## [Data extract]
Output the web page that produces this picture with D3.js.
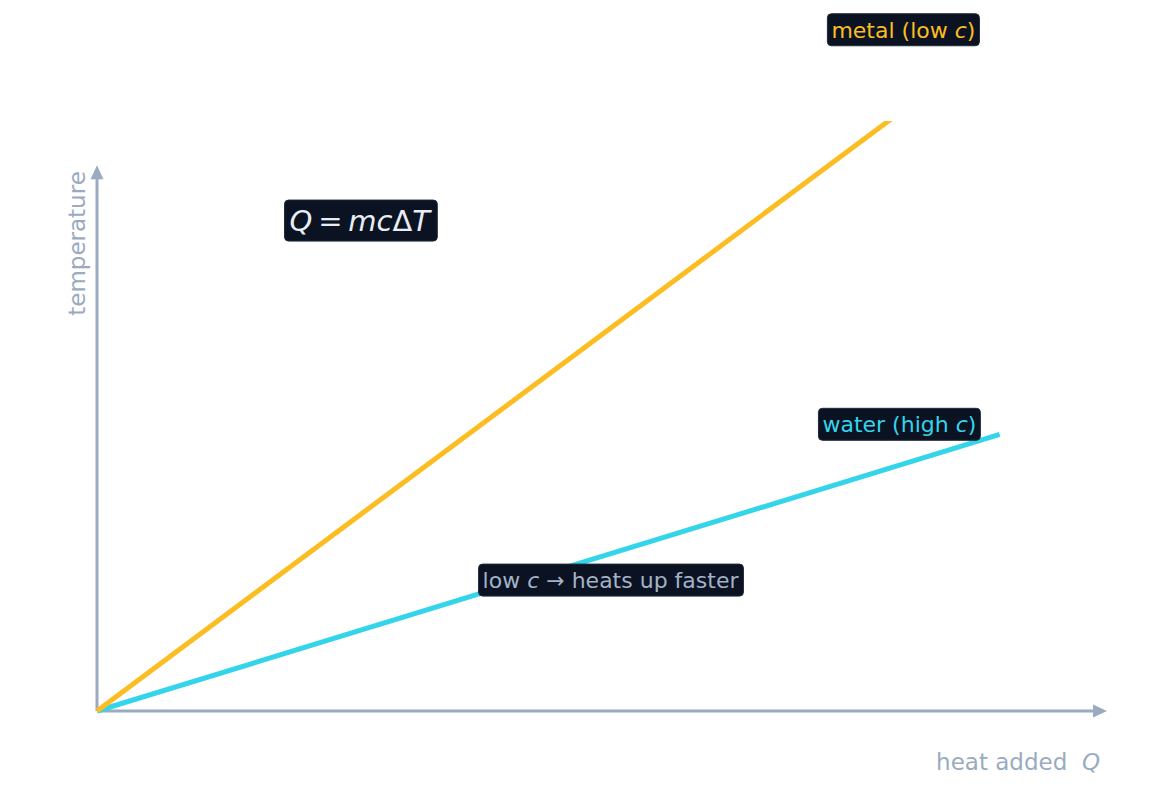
<!DOCTYPE html>
<html lang="en">
<head>
    <meta charset="UTF-8">
    <title>Specific heat: temperature vs heat added</title>
    <script src="https://d3js.org/d3.v7.min.js"></script>
    <style>
        body {
            margin: 0;
            padding: 0;
            background: #ffffff;
            font-family: 'DejaVu Sans', sans-serif;
        }
        svg { display: block; }
        .axis-line {
            stroke: #9aabbf;
            stroke-width: 3;
            fill: none;
        }
        .axis-label {
            fill: #9aabbf;
            font-size: 23px;
        }
        .box {
            fill: #0b1222;
            stroke: #1f2a3c;
            stroke-width: 1;
        }
    </style>
</head>
<body>
    <div id="chart"></div>
    <script>
        // heat added Q (arbitrary units) at the line ends
        const heat = [0, 9];
        const waterTemp = [0, 3.0];   // high c -> shallow
        const metalTemp = [0, 7.3];   // low c -> steep

        const xDomain = [0, 10];
        const yDomain = [0, 6.4];
        const xAxisEnd = 10.07;
        const yAxisEnd = 5.92;

        const width = 1176, height = 799;

        const svg = d3.select("#chart").append("svg")
            .attr("width", width)
            .attr("height", height);

        const x = d3.scaleLinear().domain(xDomain).range([97, 1100]);
        const y = d3.scaleLinear().domain(yDomain).range([711, 121]);

        const defs = svg.append("defs");
        defs.append("clipPath").attr("id", "plot-clip")
            .append("rect")
            .attr("x", x(0) - 10).attr("y", y(yDomain[1]))
            .attr("width", x(xDomain[1]) - x(0) + 20)
            .attr("height", y(0) - y(yDomain[1]) + 10);

        // axes with arrow heads
        svg.append("line").attr("class", "axis-line")
            .attr("x1", x(0)).attr("y1", y(0))
            .attr("x2", x(xAxisEnd) - 8).attr("y2", y(0));
        svg.append("path")
            .attr("d", `M${x(xAxisEnd)},${y(0)} l-14,-6.5 l0,13 z`)
            .attr("fill", "#9aabbf");

        svg.append("line").attr("class", "axis-line")
            .attr("x1", x(0)).attr("y1", y(0))
            .attr("x2", x(0)).attr("y2", y(yAxisEnd) + 8);
        svg.append("path")
            .attr("d", `M${x(0)},${y(yAxisEnd)} l-6.5,14 l13,0 z`)
            .attr("fill", "#9aabbf");

        // lines
        const line = d3.line().x(d => x(d[0])).y(d => y(d[1]));
        const plot = svg.append("g").attr("clip-path", "url(#plot-clip)");

        plot.append("path")
            .datum(d3.zip(heat, waterTemp))
            .attr("d", line)
            .attr("fill", "none")
            .attr("stroke", "#34d5ea")
            .attr("stroke-width", 5);

        plot.append("path")
            .datum(d3.zip(heat, metalTemp))
            .attr("d", line)
            .attr("fill", "none")
            .attr("stroke", "#fbbd22")
            .attr("stroke-width", 5);

        // axis labels
        svg.append("text").attr("class", "axis-label")
            .attr("transform", `translate(${x(0) - 12},${243.5}) rotate(-90)`)
            .attr("text-anchor", "middle")
            .text("temperature");

        const xl = svg.append("text").attr("class", "axis-label")
            .attr("x", 1100).attr("y", 770)
            .attr("text-anchor", "end");
        xl.append("tspan").text("heat added\u00a0\u00a0");
        xl.append("tspan").attr("font-style", "italic").text("Q");

        // boxed annotations
        function boxed(cx, cy, parts, color, size, padX, padTop, padBottom) {
            const g = svg.append("g");
            const rect = g.append("rect").attr("class", "box").attr("rx", 4);
            const t = g.append("text")
                .attr("x", x(cx)).attr("y", y(cy))
                .attr("text-anchor", "middle")
                .attr("dominant-baseline", "central")
                .attr("fill", color)
                .attr("font-size", size);
            parts.forEach(p => {
                const ts = t.append("tspan").text(p.t);
                if (p.i) ts.attr("font-style", "italic");
            });
            const bb = t.node().getBBox();
            rect.attr("x", bb.x - padX).attr("y", bb.y - padTop)
                .attr("width", bb.width + 2 * padX)
                .attr("height", bb.height + padTop + padBottom);
            return g;
        }

        boxed(8.04, 7.39, [{t: "metal (low "}, {t: "c", i: true}, {t: ")"}], "#fbbd22", 22, 4, 3.5, 3.5);
        boxed(8.0, 3.11, [{t: "water (high "}, {t: "c", i: true}, {t: ")"}], "#34d5ea", 22, 4, 3.5, 3.5);
        boxed(5.12, 1.42, [{t: "low "}, {t: "c", i: true}, {t: " \u2192 heats up faster"}], "#a3b2c6", 22, 4, 3.5, 3.5);
        boxed(2.62, 5.32, [{t: "Q", i: true}, {t: "\u2009=\u2009"}, {t: "mc", i: true}, {t: "\u0394"}, {t: "T", i: true}], "#e8edf4", 29, 5, 3.5, 3.5);
    </script>
</body>
</html>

## [What you should do]
Exclude the images and reproduce the remaining data exactly.

## [Solution to the problem]
Output the web page that produces this picture with D3.js.
<!DOCTYPE html>
<html lang="en">
<head>
    <meta charset="UTF-8">
    <title>Specific heat: temperature vs heat added</title>
    <script src="https://d3js.org/d3.v7.min.js"></script>
    <style>
        body {
            margin: 0;
            padding: 0;
            background: #ffffff;
            font-family: 'DejaVu Sans', sans-serif;
        }
        svg { display: block; }
        .axis-line {
            stroke: #9aabbf;
            stroke-width: 3;
            fill: none;
        }
        .axis-label {
            fill: #9aabbf;
            font-size: 23px;
        }
        .box {
            fill: #0b1222;
            stroke: #1f2a3c;
            stroke-width: 1;
        }
    </style>
</head>
<body>
    <div id="chart"></div>
    <script>
        // heat added Q (arbitrary units) at the line ends
        const heat = [0, 9];
        const waterTemp = [0, 3.0];   // high c -> shallow
        const metalTemp = [0, 7.3];   // low c -> steep

        const xDomain = [0, 10];
        const yDomain = [0, 6.4];
        const xAxisEnd = 10.07;
        const yAxisEnd = 5.92;

        const width = 1176, height = 799;

        const svg = d3.select("#chart").append("svg")
            .attr("width", width)
            .attr("height", height);

        const x = d3.scaleLinear().domain(xDomain).range([97, 1100]);
        const y = d3.scaleLinear().domain(yDomain).range([711, 121]);

        const defs = svg.append("defs");
        defs.append("clipPath").attr("id", "plot-clip")
            .append("rect")
            .attr("x", x(0) - 10).attr("y", y(yDomain[1]))
            .attr("width", x(xDomain[1]) - x(0) + 20)
            .attr("height", y(0) - y(yDomain[1]) + 10);

        // axes with arrow heads
        svg.append("line").attr("class", "axis-line")
            .attr("x1", x(0)).attr("y1", y(0))
            .attr("x2", x(xAxisEnd) - 8).attr("y2", y(0));
        svg.append("path")
            .attr("d", `M${x(xAxisEnd)},${y(0)} l-14,-6.5 l0,13 z`)
            .attr("fill", "#9aabbf");

        svg.append("line").attr("class", "axis-line")
            .attr("x1", x(0)).attr("y1", y(0))
            .attr("x2", x(0)).attr("y2", y(yAxisEnd) + 8);
        svg.append("path")
            .attr("d", `M${x(0)},${y(yAxisEnd)} l-6.5,14 l13,0 z`)
            .attr("fill", "#9aabbf");

        // lines
        const line = d3.line().x(d => x(d[0])).y(d => y(d[1]));
        const plot = svg.append("g").attr("clip-path", "url(#plot-clip)");

        plot.append("path")
            .datum(d3.zip(heat, waterTemp))
            .attr("d", line)
            .attr("fill", "none")
            .attr("stroke", "#34d5ea")
            .attr("stroke-width", 5);

        plot.append("path")
            .datum(d3.zip(heat, metalTemp))
            .attr("d", line)
            .attr("fill", "none")
            .attr("stroke", "#fbbd22")
            .attr("stroke-width", 5);

        // axis labels
        svg.append("text").attr("class", "axis-label")
            .attr("transform", `translate(${x(0) - 12},${243.5}) rotate(-90)`)
            .attr("text-anchor", "middle")
            .text("temperature");

        const xl = svg.append("text").attr("class", "axis-label")
            .attr("x", 1100).attr("y", 770)
            .attr("text-anchor", "end");
        xl.append("tspan").text("heat added\u00a0\u00a0");
        xl.append("tspan").attr("font-style", "italic").text("Q");

        // boxed annotations
        function boxed(cx, cy, parts, color, size, padX, padTop, padBottom) {
            const g = svg.append("g");
            const rect = g.append("rect").attr("class", "box").attr("rx", 4);
            const t = g.append("text")
                .attr("x", x(cx)).attr("y", y(cy))
                .attr("text-anchor", "middle")
                .attr("dominant-baseline", "central")
                .attr("fill", color)
                .attr("font-size", size);
            parts.forEach(p => {
                const ts = t.append("tspan").text(p.t);
                if (p.i) ts.attr("font-style", "italic");
            });
            const bb = t.node().getBBox();
            rect.attr("x", bb.x - padX).attr("y", bb.y - padTop)
                .attr("width", bb.width + 2 * padX)
                .attr("height", bb.height + padTop + padBottom);
            return g;
        }

        boxed(8.04, 7.39, [{t: "metal (low "}, {t: "c", i: true}, {t: ")"}], "#fbbd22", 22, 4, 3.5, 3.5);
        boxed(8.0, 3.11, [{t: "water (high "}, {t: "c", i: true}, {t: ")"}], "#34d5ea", 22, 4, 3.5, 3.5);
        boxed(5.12, 1.42, [{t: "low "}, {t: "c", i: true}, {t: " \u2192 heats up faster"}], "#a3b2c6", 22, 4, 3.5, 3.5);
        boxed(2.62, 5.32, [{t: "Q", i: true}, {t: "\u2009=\u2009"}, {t: "mc", i: true}, {t: "\u0394"}, {t: "T", i: true}], "#e8edf4", 29, 5, 3.5, 3.5);
    </script>
</body>
</html>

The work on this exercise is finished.